DataStax Enterprise Search Vs. SolrCloud
The Apache Solr team has recently announced a beta release for the long awaited SolrCloud implementation, that
makes building distributed Solr clusters easier and more fault tolerant. I thought it would be helpful to explain where SolrCloud and DSE Search overlap and where they differ.
Both DSE and SolrCloud are built on Apache Solr. Apache Solr is, at its core, a service layer for Lucene. It exposes indexes over HTTP and adds schema to validate and analyze complex types of fields.

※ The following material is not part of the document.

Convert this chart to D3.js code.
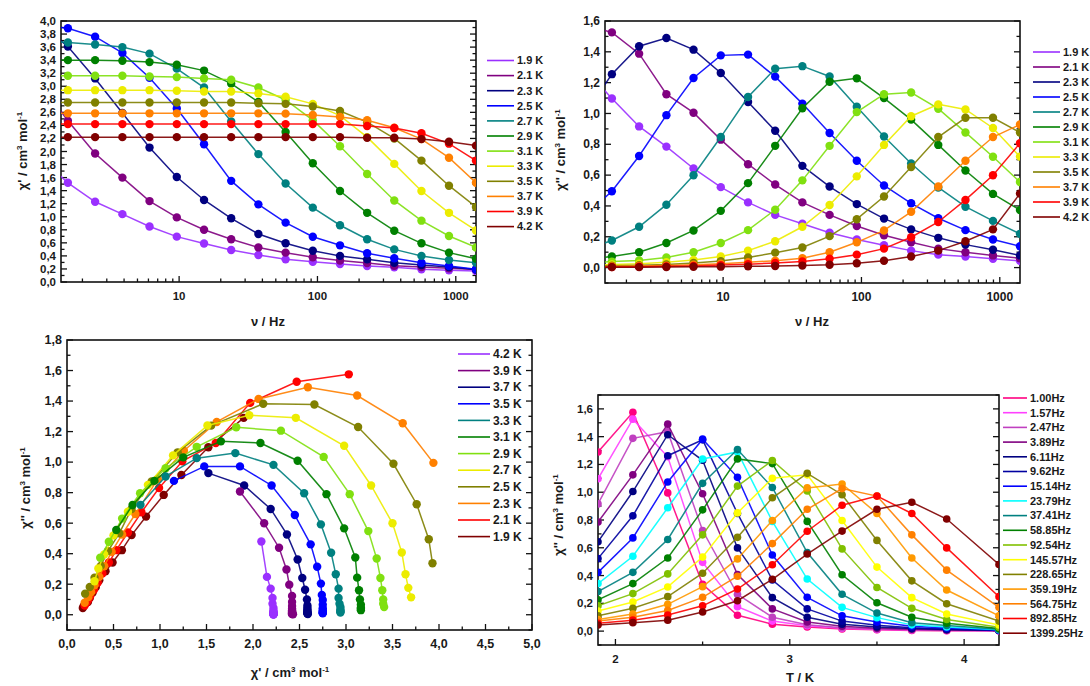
<!DOCTYPE html>
<html><head><meta charset="utf-8">
<script src="https://cdn.jsdelivr.net/npm/d3@7"></script>
<style>
body{margin:0;background:#fff;}
svg text{font-family:"Liberation Sans",Arial,sans-serif;font-weight:bold;fill:#1a1a1a;}
</style></head><body>
<svg id="fig" width="1090" height="686"></svg>
<script>
// Measurement temperatures and ac frequencies
const tempLabels = ["1.9 K","2.1 K","2.3 K","2.5 K","2.7 K","2.9 K","3.1 K","3.3 K","3.5 K","3.7 K","3.9 K","4.2 K"];
const temps = [1.9, 2.1, 2.3, 2.5, 2.7, 2.9, 3.1, 3.3, 3.5, 3.7, 3.9, 4.2];
const freqs = [1.00, 1.57, 2.47, 3.89, 6.11, 9.62, 15.14, 23.79, 37.41, 58.85, 92.54, 145.57, 228.65, 359.19, 564.75, 892.85, 1399.25];
const freqLabels = ["1.00Hz","1.57Hz","2.47Hz","3.89Hz","6.11Hz","9.62Hz","15.14Hz","23.79Hz","37.41Hz","58.85Hz","92.54Hz","145.57Hz","228.65Hz","359.19Hz","564.75Hz","892.85Hz","1399.25Hz"];

// In-phase susceptibility chi' (cm3 mol-1), one row per temperature, one value per frequency
const chiReal = [
  [1.90, 1.52, 1.23, 1.04, 0.85, 0.695, 0.59, 0.49, 0.414, 0.347, 0.31, 0.276, 0.245, 0.225, 0.195, 0.18, 0.17],
  [3.03, 2.47, 1.97, 1.60, 1.24, 0.99, 0.80, 0.655, 0.53, 0.45, 0.38, 0.33, 0.29, 0.25, 0.23, 0.21, 0.19],
  [3.94, 3.61, 3.12, 2.59, 2.06, 1.61, 1.257, 0.976, 0.735, 0.593, 0.48, 0.40, 0.347, 0.296, 0.26, 0.23, 0.19],
  [3.93, 3.89, 3.76, 3.51, 3.13, 2.66, 2.11, 1.55, 1.19, 0.91, 0.694, 0.562, 0.44, 0.363, 0.296, 0.245, 0.195],
  [3.70, 3.67, 3.64, 3.60, 3.50, 3.27, 2.98, 2.46, 1.96, 1.51, 1.14, 0.87, 0.655, 0.50, 0.40, 0.337, 0.296],
  [3.41, 3.40, 3.40, 3.39, 3.37, 3.33, 3.24, 3.04, 2.76, 2.30, 1.82, 1.395, 1.06, 0.786, 0.593, 0.45, 0.357],
  [3.16, 3.16, 3.16, 3.16, 3.15, 3.14, 3.12, 3.10, 2.98, 2.79, 2.48, 2.08, 1.655, 1.25, 0.94, 0.705, 0.53],
  [2.94, 2.94, 2.94, 2.94, 2.94, 2.93, 2.92, 2.92, 2.89, 2.84, 2.73, 2.55, 2.22, 1.81, 1.395, 1.06, 0.79],
  [2.75, 2.75, 2.75, 2.75, 2.75, 2.75, 2.75, 2.75, 2.74, 2.73, 2.69, 2.62, 2.45, 2.20, 1.86, 1.476, 1.15],
  [2.59, 2.585, 2.585, 2.585, 2.585, 2.585, 2.585, 2.585, 2.585, 2.58, 2.56, 2.53, 2.48, 2.365, 2.19, 1.905, 1.52],
  [2.43, 2.42, 2.42, 2.42, 2.42, 2.42, 2.42, 2.42, 2.42, 2.42, 2.42, 2.42, 2.39, 2.36, 2.28, 2.12, 1.86],
  [2.22, 2.22, 2.22, 2.22, 2.22, 2.22, 2.22, 2.22, 2.22, 2.22, 2.22, 2.22, 2.21, 2.21, 2.19, 2.15, 2.09]
];

// Out-of-phase susceptibility chi'' (cm3 mol-1)
const chiImag = [
  [1.29, 1.097, 0.916, 0.785, 0.643, 0.522, 0.423, 0.342, 0.285, 0.226, 0.182, 0.145, 0.11, 0.084, 0.072, 0.057, 0.044],
  [1.575, 1.526, 1.388, 1.125, 1.005, 0.83, 0.671, 0.539, 0.423, 0.342, 0.27, 0.21, 0.164, 0.123, 0.10, 0.079, 0.061],
  [0.995, 1.255, 1.436, 1.49, 1.414, 1.263, 1.074, 0.888, 0.66, 0.526, 0.412, 0.318, 0.248, 0.193, 0.149, 0.116, 0.079],
  [0.337, 0.495, 0.724, 0.989, 1.23, 1.377, 1.382, 1.239, 1.064, 0.873, 0.693, 0.533, 0.417, 0.32, 0.243, 0.182, 0.138],
  [0.114, 0.176, 0.265, 0.408, 0.599, 0.847, 1.107, 1.29, 1.307, 1.24, 1.044, 0.851, 0.675, 0.52, 0.395, 0.303, 0.219],
  [0.05, 0.072, 0.10, 0.16, 0.241, 0.368, 0.548, 0.79, 1.034, 1.206, 1.228, 1.10, 0.96, 0.796, 0.63, 0.478, 0.373],
  [0.03, 0.039, 0.046, 0.066, 0.10, 0.16, 0.243, 0.375, 0.566, 0.79, 1.009, 1.125, 1.136, 1.031, 0.877, 0.719, 0.555],
  [0.015, 0.02, 0.025, 0.035, 0.05, 0.072, 0.11, 0.171, 0.265, 0.406, 0.592, 0.796, 0.982, 1.059, 1.026, 0.906, 0.72],
  [0.01, 0.012, 0.015, 0.02, 0.03, 0.042, 0.065, 0.097, 0.13, 0.204, 0.314, 0.461, 0.653, 0.847, 0.972, 0.972, 0.877],
  [0.005, 0.008, 0.01, 0.013, 0.018, 0.025, 0.035, 0.045, 0.061, 0.10, 0.164, 0.241, 0.362, 0.526, 0.693, 0.847, 0.928],
  [0.003, 0.004, 0.006, 0.008, 0.011, 0.016, 0.022, 0.03, 0.04, 0.057, 0.084, 0.123, 0.197, 0.296, 0.439, 0.599, 0.807],
  [0.002, 0.003, 0.003, 0.004, 0.005, 0.006, 0.008, 0.01, 0.013, 0.018, 0.028, 0.044, 0.072, 0.11, 0.171, 0.248, 0.48]
];

// Series colours (1.9 K ... 4.2 K)
const tempColors = ["#9a30ff","#800080","#000080","#0000ff","#008080","#008000","#80e010","#ecec00","#808000","#ff8000","#ff0000","#800000"];
// Cole-Cole panel: legend runs from 4.2 K down to 1.9 K with the palette in the same order
const coleLegend = ["4.2 K","3.9 K","3.7 K","3.5 K","3.3 K","3.1 K","2.9 K","2.7 K","2.5 K","2.3 K","2.1 K","1.9 K"];
const coleColors = tempColors;
const freqColors = ["#ff0080","#ff40ff","#c040c0","#800080","#000080","#0000a0","#0000ff","#00ffff","#008080","#008000","#80c000","#ffff00","#808000","#ff9900","#ff8000","#ff0000","#800000"];

const svg = d3.select("#fig");
const comma = v => d3.format(".1f")(v).replace(".", ",");
let clipId = 0;

function frame(p) {
  const g = svg.append("g");
  const id = "clip" + (clipId++);
  svg.append("clipPath").attr("id", id).append("rect")
    .attr("x", p.x0).attr("y", p.y0).attr("width", p.x1 - p.x0).attr("height", p.y1 - p.y0);
  p.clip = "url(#" + id + ")";
  // inward ticks on left, right and bottom
  const tk = (x1, y1, x2, y2) => g.append("line").attr("x1", x1).attr("y1", y1).attr("x2", x2).attr("y2", y2)
    .attr("stroke", "#111").attr("stroke-width", 1.3);
  p.yMinor.forEach(v => { const y = p.y(v); tk(p.x0, y, p.x0 + 3.5, y); tk(p.x1, y, p.x1 - 3.5, y); });
  p.yMajor.forEach(v => { const y = p.y(v); tk(p.x0, y, p.x0 + 6, y); tk(p.x1, y, p.x1 - 6, y);
    g.append("text").attr("x", p.x0 - 5).attr("y", y).attr("dy", "0.35em").attr("text-anchor", "end")
      .attr("font-size", p.fs || 12).text(comma(v)); });
  p.xMinor.forEach(v => { const x = p.x(v); tk(x, p.y1, x, p.y1 - 3.5); });
  p.xMajor.forEach(v => { const x = p.x(v); tk(x, p.y1, x, p.y1 - 6);
    g.append("text").attr("x", x).attr("y", p.y1 + 18).attr("text-anchor", "middle")
      .attr("font-size", p.fs || 12).text(p.xFmt(v)); });
  g.append("rect").attr("x", p.x0).attr("y", p.y0).attr("width", p.x1 - p.x0).attr("height", p.y1 - p.y0)
    .attr("fill", "none").attr("stroke", "#111").attr("stroke-width", 1.6);
}

function chiTitle(x, y, primes, rotate) {
  const t = svg.append("text").attr("font-size", 13)
    .attr("transform", `translate(${x},${y})` + (rotate ? " rotate(-90)" : "")).attr("text-anchor", "middle");
  t.append("tspan").text("χ" + primes + " / cm");
  t.append("tspan").attr("dy", -5).attr("font-size", 8).text("3");
  t.append("tspan").attr("dy", 5).text(" mol");
  t.append("tspan").attr("dy", -5).attr("font-size", 8).text("-1");
}

function legend(x, y0, step, labels, colors, len, fs) {
  labels.forEach((lab, i) => {
    const y = y0 + i * step;
    svg.append("line").attr("x1", x).attr("x2", x + len).attr("y1", y).attr("y2", y)
      .attr("stroke", colors[i]).attr("stroke-width", 1.6);
    svg.append("text").attr("x", x + len + 3).attr("y", y).attr("dy", "0.35em")
      .attr("font-size", fs).text(lab);
  });
}

function series(p, pts, color, r) {
  const g = svg.append("g").attr("clip-path", p.clip);
  g.append("path").datum(pts)
    .attr("d", d3.line().x(d => p.x(d[0])).y(d => p.y(d[1])))
    .attr("fill", "none").attr("stroke", color).attr("stroke-width", 1.5).attr("stroke-opacity", 0.9);
  g.selectAll("circle").data(pts.filter(d => p.inX(d[0]))).join("circle")
    .attr("cx", d => p.x(d[0])).attr("cy", d => p.y(d[1])).attr("r", r).attr("fill", color);
}

const logMinor = [];
[1, 10, 100, 1000].forEach(dec => d3.range(1, 10).forEach(k => {
  const v = dec * k; if (v >= 1.4 && v <= 1400 && k !== 1) logMinor.push(v);
}));
const fmtLog = v => String(v);
const step = (a, b, s) => d3.range(Math.round((b - a) / s) + 1).map(i => +(a + i * s).toFixed(3));

// Panel a: chi' versus frequency
const pA = { x0: 61, x1: 476, y0: 21, y1: 282 };
pA.x = d3.scaleLog().domain([1.4, 1400]).range([pA.x0, pA.x1]);
pA.y = d3.scaleLinear().domain([0, 4]).range([pA.y1, pA.y0]);
pA.inX = v => v >= 1.4;
Object.assign(pA, { xMajor: [10, 100, 1000], xMinor: logMinor, xFmt: fmtLog,
  yMajor: step(0, 4, 0.2), yMinor: step(0.1, 3.9, 0.2), fs: 11.5 });
frame(pA);
temps.forEach((t, i) => series(pA, freqs.map((f, j) => [f, chiReal[i][j]]), tempColors[i], 4.2));
legend(487, 60.5, 15.1, tempLabels, tempColors, 27, 11);
chiTitle(27, 151, "'", true);
svg.append("text").attr("x", 268).attr("y", 326).attr("text-anchor", "middle").attr("font-size", 13).text("ν / Hz");

// Panel b: chi'' versus frequency
const pB = { x0: 605, x1: 1020, y0: 21, y1: 283 };
pB.x = d3.scaleLog().domain([1.4, 1400]).range([pB.x0, pB.x1]);
pB.y = d3.scaleLinear().domain([-0.1, 1.6]).range([pB.y1, pB.y0]);
pB.inX = v => v >= 1.4;
Object.assign(pB, { xMajor: [10, 100, 1000], xMinor: logMinor, xFmt: fmtLog,
  yMajor: step(0, 1.6, 0.2), yMinor: step(-0.1, 1.5, 0.2), fs: 12 });
frame(pB);
temps.forEach((t, i) => series(pB, freqs.map((f, j) => [f, chiImag[i][j]]), tempColors[i], 4.2));
legend(1033, 52, 15, tempLabels, tempColors, 27, 11);
chiTitle(565, 150, "''", true);
svg.append("text").attr("x", 812).attr("y", 326).attr("text-anchor", "middle").attr("font-size", 13).text("ν / Hz");

// Panel c: Cole-Cole plot chi'' versus chi'
const pC = { x0: 67, x1: 532, y0: 340, y1: 630 };
pC.x = d3.scaleLinear().domain([0, 5]).range([pC.x0, pC.x1]);
pC.y = d3.scaleLinear().domain([-0.1, 1.8]).range([pC.y1, pC.y0]);
pC.inX = v => true;
Object.assign(pC, { xMajor: step(0, 5, 0.5), xMinor: step(0.25, 4.75, 0.5), xFmt: comma,
  yMajor: step(0, 1.8, 0.2), yMinor: step(-0.1, 1.7, 0.2), fs: 12.5 });
frame(pC);
temps.forEach((t, i) => {
  const c = coleColors[coleLegend.indexOf(tempLabels[i])];
  series(pC, freqs.map((f, j) => [chiReal[i][j], chiImag[i][j]]), c, 4.2);
});
legend(458, 354, 16.6, coleLegend, coleColors, 32, 12);
chiTitle(30, 488, "''", true);
chiTitle(290, 677, "'", false);

// Panel d: chi'' versus temperature at each frequency
const pD = { x0: 598, x1: 999, y0: 395, y1: 645 };
pD.x = d3.scaleLinear().domain([1.9, 4.2]).range([pD.x0, pD.x1]);
pD.y = d3.scaleLinear().domain([-0.1, 1.7]).range([pD.y1, pD.y0]);
pD.inX = v => true;
Object.assign(pD, { xMajor: [2, 3, 4], xMinor: [2.5, 3.5], xFmt: v => String(v),
  yMajor: step(0, 1.6, 0.2), yMinor: step(-0.1, 1.7, 0.2), fs: 11.5 });
frame(pD);
freqs.forEach((f, j) => series(pD, temps.map((t, i) => [t, chiImag[i][j]]), freqColors[j], 3.8));
legend(1003, 398, 14.7, freqLabels, freqColors, 24, 11);
chiTitle(563, 515, "''", true);
svg.append("text").attr("x", 800).attr("y", 682).attr("text-anchor", "middle").attr("font-size", 13).text("T / K");
</script></body></html>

DSE and SolrCloud build on this by taking care of things like durability, availability and scaling indexes to massive sizes across many different machines. Both solutions use the Lucene index format to store the index data on disk and rely on Lucene for most of the index and query logic.
Since both are built on Solr they both offer the same featureset such as faceting, geo, near real time search, etc.
SolrCloud relies on a Zookeeper ensemble to track which nodes are available and which nodes a shard of a given index is on. The configuration files for a given index are also stored in Zookeeper as well, providing a global view of settings.
When you start SolrCloud you tell it how many shards you want your index to have and how many replicas per shard. Once set, the number of shards can’t be changed.
DSE Search relies on the Cassandra ring information to see what nodes are members of the cluster. DSE maps a Solr index to a corresponding ColumnFamily and uses the ColumnFamily metadata to store Solr specific resources like the Solr schema. This metadata is stored on each node in the cluster.
By building on the core Cassandra architecture, each node in the ring is by definition a shard. You can add and remove shards by changing the layout of the ring. Replication settings are also controlled in Cassandra so each index can have any number of replicas.
Both systems provide an easy way to get a distributed Solr cluster up and running. From the users perspective, they can read or write to any node and the system will take care of the rest.
With SolrCloud, maintaining a separate Zookeeper cluster of at least 3 nodes adds operational overhead and cost. Not to mention that multi-datacenter Zookeeper deployments are not entirely practical.
CAP Theorem Tradeoffs
SolrCloud elects a master node for each shard and all writes go through that node, then to the replicas. A write does not return until all replias have responded.
As with most systems built on Zookeeper, SolrCloud is designed as a CP system (choosing Consistency over Availability). For example, if a shard master node dies, a recovery process must begin, elect a new master, then all the replicas must verify they are in sync before new writes to that shard can continue.
By building on Cassandra, DSE Search is a AP system (choosing Availability over Consistency). Since Cassandra has no master nodes, if one node dies another replica can accept a write for it. When the dead node recovers the missing data is brought upto speed. It also allows a consistency level to be set on write, meaning if you have log data that doesn’t need to be instantly consistent, you can write it with low consistency and increase ingestion rates. On the otherhand you can write with a high consistency level and trade consistency for write latency (since it must wait for each replica to respond).
Cassandra’s tunable consistency really is a win for clients looking to build dynamic and easy to operate clusters. As well as offers the ability to scale your Solr cluster across datacenters.
SolrCloud uses Lucene for most of its index storage. This includes the raw string data representing each field (assuming the solr schema includes stored=true for a given field). It also keeps a transaction log for durability purposes.
Cassandra also uses Lucene for its index storage, but it differs in that the raw fields are kept in Cassandra. As mentioned earlier, DSE Search maps a Solr index to a Cassandra ColumnFamily. Each document in Solr represents a row in Cassandra where the document field names are column names and field values are column values. DSE Search saves all field data to the column family even those marked as stored=false.
By splitting the raw data from the indexed data, DSE Search can do a few things SolrCloud can’t:
- Solr indexes can be rebuilt from source internally. This helps if you want to rebuild the index due to a lost disk or if you decide to change the analyzer types associated with your data. Much easier than writing your own mechanism to rebuild from source.
- Data is available to other systems for processing. Need to run an analysis across all your data? All the data can be processed by Hive or Pig.
- Recovery and Operations are simplified. For example, the Cassandra commitlog provides durability to Solr indexes. If you were to run a Solr Cluster, a Hadoop Cluster and a Cassandra Cluster you inherit 3x the operational overhead of DSE.
Hopefully this gives you insight into the similarities and differences between SolrCloud and DSE Search. Search is a crucial part of big data infrastructure and both SolrCloud and DSE Search make it possible to scale search much easier than it had previously been. We feel, however, that by building on the solid foundation of Cassandra we can offer a more tightly integrated platform with the rest of the big data tools out there and simplify your stack.